Here is some other information on the Afshar that was sent to us....

Afshar Sub-Tribe Kerman

Another Afshar tent. This one had the same reed sides used by Arab tribes in this same region of Iran. The tents are hand woven from black goat hair.
The tribes of Kerman consist of different Clans and immigrants who, after the Arabs conquest, moved from the west to the south-east of Iran. Therefore the Sub-Tribes and tent-dwellers settled in Kerman Province are actually a combination of Balooches, Kurds, Arabs and indigenous people.

These two Afshari girls were weaving this carpet by hand. 100% wool and they said it takes months to finish.
There are about 40 Sub-Tribes, 191 Clans and 230 migratory Families in the neighborhoods of Kahnooj, Baft, Sirjan, Jiroft and Bam counties. Afshar Sub-Tribe, one of the largest at the time of Safavid Shah Tahmasb, and now live in an extensive area stretching from the south-west of Rafsanjan towards the south-east of the Kerman-Bam highway. Their center of trade is at Baft. Their winter residence is Balook Orzooyeh and the summer residence is Balook Aghtae.

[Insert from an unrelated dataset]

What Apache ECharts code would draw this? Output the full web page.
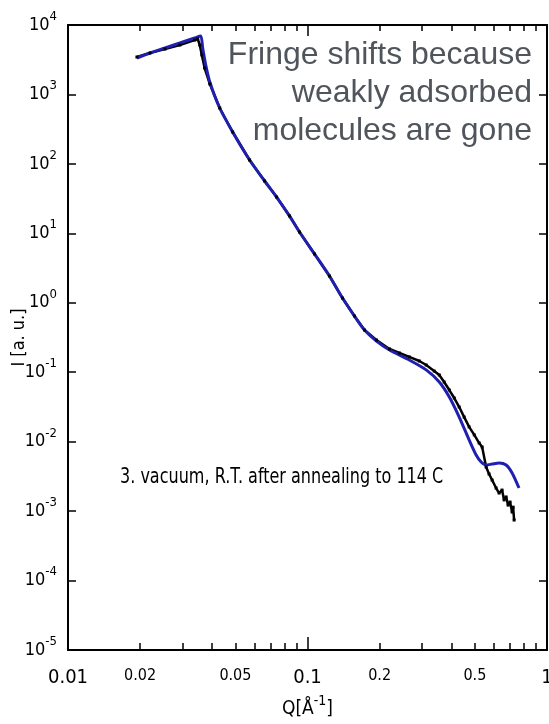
<!DOCTYPE html>
<html>
<head>
<meta charset="utf-8">
<script src="https://cdn.jsdelivr.net/npm/echarts@6/dist/echarts.min.js"></script>
<style>
  html, body { margin: 0; padding: 0; background: #fff; }
  #chart { width: 549px; height: 724px; }
</style>
</head>
<body>
<div id="chart"></div>
<script>
// measured curve: black dots
const qData = [0.0194, 0.0220, 0.0254, 0.0293, 0.0338, 0.0348, 0.0355, 0.0362, 0.0372, 0.0391,
  0.0430, 0.0487, 0.0573, 0.0662, 0.0743, 0.0841, 0.0926, 0.107, 0.1235, 0.140,
  0.157, 0.173, 0.194, 0.220, 0.242, 0.266, 0.293, 0.313, 0.338, 0.355,
  0.372, 0.391, 0.410, 0.430, 0.451, 0.473, 0.497, 0.521, 0.536, 0.557,
  0.573, 0.590, 0.613, 0.631, 0.649, 0.662, 0.675, 0.688, 0.701, 0.715, 0.722, 0.729];
const iData = [3460, 3950, 4510, 5150, 6080, 6290, 5150, 3700, 2400, 1414,
  638, 288, 113.7, 56.7, 33.3, 17.8, 10.45, 5.04, 2.43, 1.17,
  0.645, 0.405, 0.291, 0.216, 0.189, 0.166, 0.145, 0.127, 0.104, 0.0912,
  0.0723, 0.0554, 0.0425, 0.0315, 0.0226, 0.0163, 0.0125, 0.00956, 0.00837, 0.00431,
  0.00342, 0.0028, 0.00215, 0.00182, 0.00201, 0.00145, 0.0016, 0.00122, 0.00135, 0.00097, 0.00114, 0.000744];

// fit curve: blue line
const qFit = [0.0194, 0.0220, 0.0254, 0.0293, 0.0338, 0.0358, 0.0365, 0.0376, 0.0391, 0.0430,
  0.0487, 0.0573, 0.0662, 0.0743, 0.0841, 0.0926, 0.107, 0.1235, 0.140, 0.157,
  0.173, 0.194, 0.220, 0.266, 0.313, 0.355, 0.391, 0.430, 0.473, 0.506,
  0.531, 0.557, 0.590, 0.631, 0.675, 0.715, 0.764];
const iFit = [3348, 3952, 4666, 5506, 6500, 6945, 4666, 2655, 1511, 638,
  288, 113.7, 56.7, 33.3, 17.8, 10.45, 5.04, 2.43, 1.17, 0.645,
  0.405, 0.281, 0.209, 0.150, 0.108, 0.0723, 0.0439, 0.0226, 0.0106, 0.00642,
  0.00509, 0.00461, 0.00476, 0.00493, 0.00461, 0.00354, 0.00215];

const xLabels = [0.01, 0.02, 0.05, 0.1, 0.2, 0.5, 1];
const xMinorTicks = [0.02, 0.03, 0.04, 0.05, 0.06, 0.07, 0.08, 0.09, 0.2, 0.3, 0.4, 0.5, 0.6, 0.7, 0.8, 0.9];
const xMajorTicks = [0.1];
const yTicks = [1e-5, 1e-4, 1e-3, 1e-2, 1e-1, 1, 10, 100, 1000, 10000];

const narrow = "'DejaVu Sans Condensed', 'Liberation Sans Narrow', 'DejaVu Sans', sans-serif";

const chart = echarts.init(document.getElementById('chart'));

const pairs = (xs, ys) => xs.map((x, i) => [x, ys[i]]);

const baseX = {
  type: 'log', min: 0.01, max: 1, splitLine: { show: false }
};
const baseY = {
  type: 'log', min: 1e-5, max: 1e4, splitLine: { show: false }
};

const option = {
  animation: false,
  grid: { left: 68, right: 2, top: 25, bottom: 74, outerBoundsMode: 'none', containLabel: false },
  xAxis: [{
    ...baseX,
    position: 'bottom',
    axisLine: { lineStyle: { color: '#000', width: 2 } },
    axisTick: { inside: true, length: 7, customValues: xMinorTicks, lineStyle: { color: '#000', width: 1.5 } },
    axisLabel: {
      customValues: xLabels,
      margin: 18,
      formatter: v => (v === 0.01 || v === 0.1 || v === 1) ? '{big|' + v + '}' : '{small|' + v + '}',
      rich: {
        big: { fontFamily: narrow, fontSize: 20, color: '#000' },
        small: { fontFamily: narrow, fontSize: 16, color: '#000' }
      }
    },
    name: '{b|Q[Å}{s|-1}{b|]}',
    nameLocation: 'middle',
    nameGap: 44,
    nameTextStyle: {
      rich: {
        b: { fontFamily: narrow, fontSize: 19, color: '#000', lineHeight: 30 },
        s: { fontFamily: narrow, fontSize: 14, color: '#000', lineHeight: 16, verticalAlign: 'top' }
      }
    }
  }, {
    ...baseX,
    position: 'bottom',
    axisLine: { show: false },
    axisTick: { inside: true, length: 13, customValues: xMajorTicks, lineStyle: { color: '#000', width: 1.5 } },
    axisLabel: { show: false }
  }, {
    ...baseX,
    position: 'top',
    axisLine: { lineStyle: { color: '#000', width: 2 } },
    axisTick: { inside: true, length: 6, customValues: xMinorTicks, lineStyle: { color: '#000', width: 1.5 } },
    axisLabel: { show: false }
  }, {
    ...baseX,
    position: 'top',
    axisLine: { show: false },
    axisTick: { inside: true, length: 11, customValues: xMajorTicks, lineStyle: { color: '#000', width: 1.5 } },
    axisLabel: { show: false }
  }],
  yAxis: [{
    ...baseY,
    position: 'left',
    axisLine: { lineStyle: { color: '#000', width: 2 } },
    axisTick: { inside: true, length: 8, customValues: yTicks, lineStyle: { color: '#000', width: 1.5 } },
    axisLabel: {
      customValues: yTicks,
      margin: 11,
      formatter: v => '{b|10}{s|' + Math.round(Math.log10(v)) + '}',
      rich: {
        b: { fontFamily: narrow, fontSize: 18, color: '#000', lineHeight: 30 },
        s: { fontFamily: narrow, fontSize: 13, color: '#000', lineHeight: 15, verticalAlign: 'top' }
      }
    },
    name: 'I [a. u.]',
    nameLocation: 'middle',
    nameGap: 40,
    nameMoveOverlap: false,
    nameTextStyle: { fontFamily: narrow, fontSize: 18, color: '#000' }
  }, {
    ...baseY,
    position: 'right',
    axisLine: { lineStyle: { color: '#000', width: 2 } },
    axisTick: { inside: true, length: 8, customValues: yTicks, lineStyle: { color: '#000', width: 1.5 } },
    axisLabel: { show: false }
  }],
  series: [{
    name: 'data',
    type: 'line',
    xAxisIndex: 0,
    yAxisIndex: 0,
    data: pairs(qData, iData),
    symbol: 'rect',
    symbolSize: 3,
    showSymbol: true,
    itemStyle: { color: '#000' },
    lineStyle: { color: '#000', width: 2.5 }
  }, {
    name: 'fit',
    type: 'line',
    xAxisIndex: 0,
    yAxisIndex: 0,
    data: pairs(qFit, iFit),
    showSymbol: false,
    smooth: 0.25,
    lineStyle: { color: '#2020b0', width: 3 }
  }],
  graphic: [{
    type: 'text',
    x: 532,
    y: 36,
    style: {
      text: 'Fringe shifts because\nweakly adsorbed\nmolecules are gone',
      align: 'right',
      verticalAlign: 'top',
      font: "32px 'Liberation Sans', Arial, sans-serif",
      lineHeight: 38,
      fill: '#50555c'
    }
  }, {
    type: 'text',
    x: 120,
    y: 477,
    scaleX: 0.81,
    style: {
      text: '3. vacuum, R.T. after annealing to 114 C',
      align: 'left',
      verticalAlign: 'middle',
      font: "22px " + narrow,
      fill: '#000'
    }
  }]
};

chart.setOption(option);
</script>
</body>
</html>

This old man told us a folk story about the Afshar people and he told it in his native Afshar language. It was not hard for us to find Afshari people who spoke in Farsi which our guide could then interpret for us.
The tribes of Kerman are originally Turks and speak in Turkish, but due to contacts with tribes of other areas, Farsi words have penetrated their mother tongue. Animal husbandry is their main activity. They also engage in handicrafts. Handmade materials of the Afshar Sub-Tribe are of a high quality, and are known throughout the country. Products like: carpets, ornamental weaving (jajim), gelim, panniers (khoorjin), satchels chanteh), Shiraki, Salt containers (namakdan), spoon holders (Ghashoghdan), and other necessary household goods made by the tribesmen and tribeswomen bring them a considerable sum of money. Soft wool, obtained from their sheep is amongst the best there is and enjoys world renown.

Almost every tent we visited had a cassette recorder and radio. Some had short wave radios. We found used batteries all over the ground. Not too good for the enviorment but it shows that these nomads stay connected to the world through the radio. They love to listen to music.